Mais le déni par Mme Lam du rendez-vous avec les étudiants, changea toute la donne. Il fut aggravé par une autre annonce faite en même temps par ce gouvernement local : le Chef de l’Exécutif et sa patronne de l’Administration quittaient dès le lendemain (11/10) Hong Kong pour un colloque au Guangdong – il était difficile d’imaginer pire camouflet aux étudiants. 

Aussi dès le 10/10 au soir, plus de 10.000 jeunes étaient de retour, avec tentes et équipements pour redémarrer « Occupy Central ».
Confronté à la relance d’un mouvement qui conteste son autorité, Pékin ne pourra rester longtemps passif. Il lui est impossible de céder à la revendication principale (revenir sur sa décision du 31 août, tolérer le suffrage universel). Mais il pourrait accéder à la seconde : écarter ce Chief Executif mal aimé permettrait sans doute de calmer les esprits et mettre fin à l’occupation. Or, l’exposer comme personnage corrompu, serait pour Xi Jinping une des seules raisons légitimes pour lui retirer son soutien.

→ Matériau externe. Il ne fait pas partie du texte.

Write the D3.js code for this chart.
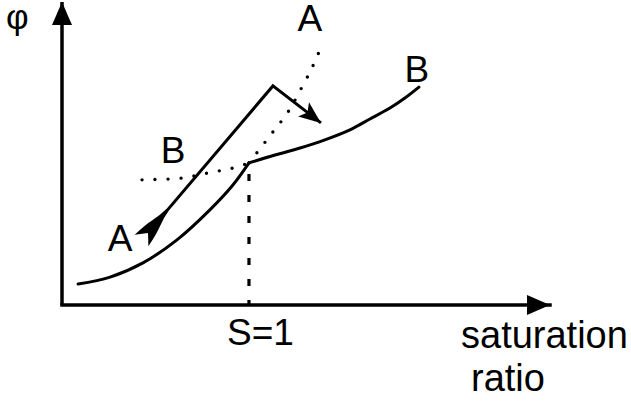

Aux gouvernements central et local, la détermination et la maturité du mouvement d’ « Occupy Central » ont été sous-estimés : toutes les autorités ont été prises de court. Le ralliement de Hong Kong à ses enfants a été large, ce qui est imputé d’abord à la maladroite démonstration d’autoritarisme de Leung. Mais celui-ci était seul pour gérer la crise, sans dialogue direct avec Xi Jinping – sans possibilité de faire des concessions.
Xi pour sa part était « attendu au tournant » par ses adversaires. À une mondanité du 29/09, on avait pu voir à ses côtés l’ex-président Jiang Zemin, des hommes tels He Guoqiang, Zeng Qinghong ou Li Peng, tous visés par la campagne anti-corruption mais qui démontraient alors qu’ils demeuraient inattaquables. Face à tel rapport de force, toute concession de Xi sur Hong Kong lui eût été imputé comme une faiblesse.

Dans ce contexte, cette crise de Hong Kong et son point de départ (le refus de suffrage universel) apparaît à un certain témoin privilégié comme un moyen de pression contre Xi. Il y en a d’ailleurs d’autres, comme l’incident du Ladakh où des militaires se déploient au moment même de la visite de Xi en Inde, sabordant ainsi cette démarche et lui infligeant une cruelle perte de face. L’objectif est clair : les fils de l’élite rouge veulent multiplier les obstacles devant Xi Jinping, pour saper la campagne anti-corruption qui menace leurs privilèges. De la sorte, c’est le retour à la case « départ », et Hong Kong reste sur la corde raide. Le principe « un pays, deux systèmes » (一国两制) joue son existence.